Repeat the material below word for word and leave out all pictures.
>> BEGIN Data segment
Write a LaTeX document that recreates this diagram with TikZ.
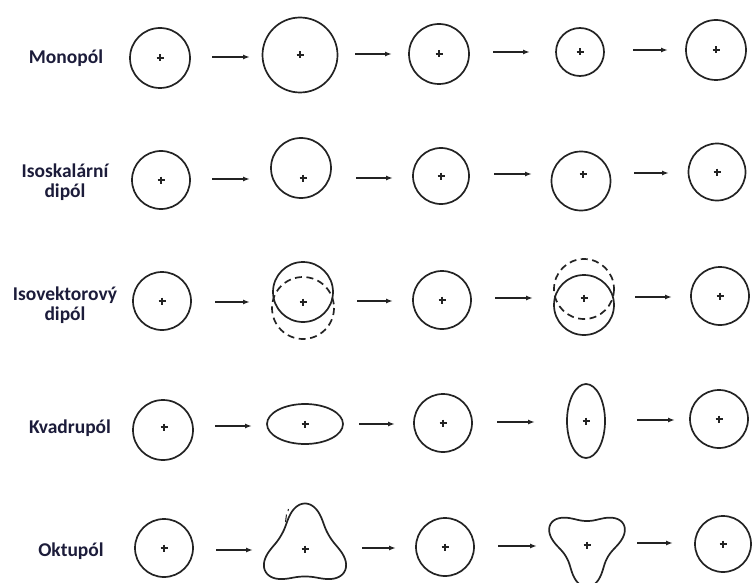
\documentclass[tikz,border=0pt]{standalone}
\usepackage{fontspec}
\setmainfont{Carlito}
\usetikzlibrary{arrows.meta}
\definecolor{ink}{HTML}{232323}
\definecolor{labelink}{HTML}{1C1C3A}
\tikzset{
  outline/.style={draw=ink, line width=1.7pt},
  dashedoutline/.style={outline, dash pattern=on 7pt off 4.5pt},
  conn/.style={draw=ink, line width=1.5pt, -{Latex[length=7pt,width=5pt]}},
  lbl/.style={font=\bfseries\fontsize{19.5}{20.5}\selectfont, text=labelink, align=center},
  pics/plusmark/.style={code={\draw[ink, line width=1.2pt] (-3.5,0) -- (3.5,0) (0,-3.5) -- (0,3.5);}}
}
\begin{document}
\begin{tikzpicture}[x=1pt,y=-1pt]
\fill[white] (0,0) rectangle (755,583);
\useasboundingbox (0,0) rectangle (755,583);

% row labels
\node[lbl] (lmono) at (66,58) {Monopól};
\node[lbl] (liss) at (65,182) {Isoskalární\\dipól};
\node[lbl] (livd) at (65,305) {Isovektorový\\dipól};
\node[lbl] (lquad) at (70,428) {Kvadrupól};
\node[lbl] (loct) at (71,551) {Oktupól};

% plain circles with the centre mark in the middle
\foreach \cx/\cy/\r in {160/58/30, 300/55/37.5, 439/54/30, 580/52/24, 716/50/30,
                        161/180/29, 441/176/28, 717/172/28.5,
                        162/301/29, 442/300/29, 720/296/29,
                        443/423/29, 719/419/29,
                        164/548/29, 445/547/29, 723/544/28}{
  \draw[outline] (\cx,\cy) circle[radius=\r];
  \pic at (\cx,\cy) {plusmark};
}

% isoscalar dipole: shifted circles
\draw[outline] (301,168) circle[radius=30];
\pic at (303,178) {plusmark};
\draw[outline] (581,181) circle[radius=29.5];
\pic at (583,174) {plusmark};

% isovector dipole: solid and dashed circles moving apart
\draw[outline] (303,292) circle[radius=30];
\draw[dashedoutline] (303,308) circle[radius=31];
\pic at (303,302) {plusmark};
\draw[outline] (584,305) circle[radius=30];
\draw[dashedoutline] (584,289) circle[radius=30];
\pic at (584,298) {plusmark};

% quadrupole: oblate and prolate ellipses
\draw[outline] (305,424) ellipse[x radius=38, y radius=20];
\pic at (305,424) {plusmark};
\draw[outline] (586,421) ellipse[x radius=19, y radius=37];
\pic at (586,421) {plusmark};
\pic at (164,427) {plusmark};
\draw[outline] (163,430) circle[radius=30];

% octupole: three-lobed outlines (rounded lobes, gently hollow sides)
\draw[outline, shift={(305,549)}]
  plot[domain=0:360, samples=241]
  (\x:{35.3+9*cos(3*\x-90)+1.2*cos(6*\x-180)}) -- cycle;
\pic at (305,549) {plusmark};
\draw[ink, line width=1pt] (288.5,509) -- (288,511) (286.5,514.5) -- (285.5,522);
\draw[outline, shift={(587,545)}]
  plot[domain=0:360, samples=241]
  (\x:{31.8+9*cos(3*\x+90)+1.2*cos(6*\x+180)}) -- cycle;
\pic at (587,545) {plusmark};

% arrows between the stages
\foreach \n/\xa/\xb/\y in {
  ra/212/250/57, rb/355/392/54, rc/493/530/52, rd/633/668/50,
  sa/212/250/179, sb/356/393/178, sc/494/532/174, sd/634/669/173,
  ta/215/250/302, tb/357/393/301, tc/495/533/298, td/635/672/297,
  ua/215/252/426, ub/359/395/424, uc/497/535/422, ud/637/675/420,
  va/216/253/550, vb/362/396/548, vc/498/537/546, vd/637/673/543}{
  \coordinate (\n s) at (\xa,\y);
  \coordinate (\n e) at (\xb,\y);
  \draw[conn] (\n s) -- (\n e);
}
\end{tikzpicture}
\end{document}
>> END Data segment
Solution to this problem =
Write a LaTeX document that recreates this diagram with TikZ.
\documentclass[tikz,border=0pt]{standalone}
\usepackage{fontspec}
\setmainfont{Carlito}
\usetikzlibrary{arrows.meta}
\definecolor{ink}{HTML}{232323}
\definecolor{labelink}{HTML}{1C1C3A}
\tikzset{
  outline/.style={draw=ink, line width=1.7pt},
  dashedoutline/.style={outline, dash pattern=on 7pt off 4.5pt},
  conn/.style={draw=ink, line width=1.5pt, -{Latex[length=7pt,width=5pt]}},
  lbl/.style={font=\bfseries\fontsize{19.5}{20.5}\selectfont, text=labelink, align=center},
  pics/plusmark/.style={code={\draw[ink, line width=1.2pt] (-3.5,0) -- (3.5,0) (0,-3.5) -- (0,3.5);}}
}
\begin{document}
\begin{tikzpicture}[x=1pt,y=-1pt]
\fill[white] (0,0) rectangle (755,583);
\useasboundingbox (0,0) rectangle (755,583);

% row labels
\node[lbl] (lmono) at (66,58) {Monopól};
\node[lbl] (liss) at (65,182) {Isoskalární\\dipól};
\node[lbl] (livd) at (65,305) {Isovektorový\\dipól};
\node[lbl] (lquad) at (70,428) {Kvadrupól};
\node[lbl] (loct) at (71,551) {Oktupól};

% plain circles with the centre mark in the middle
\foreach \cx/\cy/\r in {160/58/30, 300/55/37.5, 439/54/30, 580/52/24, 716/50/30,
                        161/180/29, 441/176/28, 717/172/28.5,
                        162/301/29, 442/300/29, 720/296/29,
                        443/423/29, 719/419/29,
                        164/548/29, 445/547/29, 723/544/28}{
  \draw[outline] (\cx,\cy) circle[radius=\r];
  \pic at (\cx,\cy) {plusmark};
}

% isoscalar dipole: shifted circles
\draw[outline] (301,168) circle[radius=30];
\pic at (303,178) {plusmark};
\draw[outline] (581,181) circle[radius=29.5];
\pic at (583,174) {plusmark};

% isovector dipole: solid and dashed circles moving apart
\draw[outline] (303,292) circle[radius=30];
\draw[dashedoutline] (303,308) circle[radius=31];
\pic at (303,302) {plusmark};
\draw[outline] (584,305) circle[radius=30];
\draw[dashedoutline] (584,289) circle[radius=30];
\pic at (584,298) {plusmark};

% quadrupole: oblate and prolate ellipses
\draw[outline] (305,424) ellipse[x radius=38, y radius=20];
\pic at (305,424) {plusmark};
\draw[outline] (586,421) ellipse[x radius=19, y radius=37];
\pic at (586,421) {plusmark};
\pic at (164,427) {plusmark};
\draw[outline] (163,430) circle[radius=30];

% octupole: three-lobed outlines (rounded lobes, gently hollow sides)
\draw[outline, shift={(305,549)}]
  plot[domain=0:360, samples=241]
  (\x:{35.3+9*cos(3*\x-90)+1.2*cos(6*\x-180)}) -- cycle;
\pic at (305,549) {plusmark};
\draw[ink, line width=1pt] (288.5,509) -- (288,511) (286.5,514.5) -- (285.5,522);
\draw[outline, shift={(587,545)}]
  plot[domain=0:360, samples=241]
  (\x:{31.8+9*cos(3*\x+90)+1.2*cos(6*\x+180)}) -- cycle;
\pic at (587,545) {plusmark};

% arrows between the stages
\foreach \n/\xa/\xb/\y in {
  ra/212/250/57, rb/355/392/54, rc/493/530/52, rd/633/668/50,
  sa/212/250/179, sb/356/393/178, sc/494/532/174, sd/634/669/173,
  ta/215/250/302, tb/357/393/301, tc/495/533/298, td/635/672/297,
  ua/215/252/426, ub/359/395/424, uc/497/535/422, ud/637/675/420,
  va/216/253/550, vb/362/396/548, vc/498/537/546, vd/637/673/543}{
  \coordinate (\n s) at (\xa,\y);
  \coordinate (\n e) at (\xb,\y);
  \draw[conn] (\n s) -- (\n e);
}
\end{tikzpicture}
\end{document}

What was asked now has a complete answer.